Exactly. 411 says you can, 415 says you can't and refers you back to 411, which says you can. USW. So the regs are self contradicory are need to be corrected in a future addendum.

Quite - that's what I've been saying.

As for needing to be corrected in a future addendum", I think the regs in question have been essentially unchanged through many additions/amendments of the regs, so I'm not holding my breath.

 

[JohnW2]

I‘d read 415.1.2 as „if there are no CPCs an RCD is not enough to make the installation comply“.

If there were "no CPCs" then OPD-based ADS would presumably also not work in most situations?

 

[SimonH2]

Fair enough. What you go on to say makes sense. I'd forgotten/overlooked that the magnetic field trips an MCB 'directly' (without any electronics etc.)

However, none of this really helps me to understand why BS 7671 seemingly doesn't want us to rely on an (appropriate type of) RCD to provide ADS in the face of L-E faults in a TN installation, apparently preferring 'reliance' on a device whose sensitivity to L-E fault currents is a couple of orders of magnitude inferior to that of an RCD, and despite the fact that (unlike RCDs) the ongoing correct functioning of an MCB cannot, in practice, be confirmed by testing! Any thoughts?

Note it only says an RCD can't be the sole protection. I can think of a number of reasons, or possible reasons :
* An RCD doesn't give any overcurrent/fault protection for a L-N fault.
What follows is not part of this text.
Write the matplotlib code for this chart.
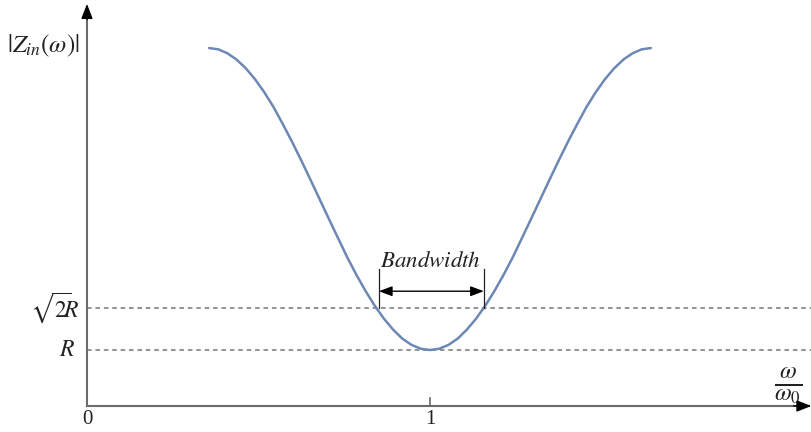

I haven't looked at the regs, so in this context is that a valid reason ?
* As I've mentioned, while there is a significant beneficial difference in testability, could it be that when these regs were written, there wasn't confidence in the reliability of RCDs for what is a safety critical function ?
* While an RCD does provide a much more sensitive detection of L-E faults, does this really matter in a properly designed circuit (and assuming low enough fault impedance) ? I.e., OC protection will disconnect the supply anyway.
* I guess there's an acceptance that MCBs are fairly reliable (very simple) so the lack of testability is acceptable.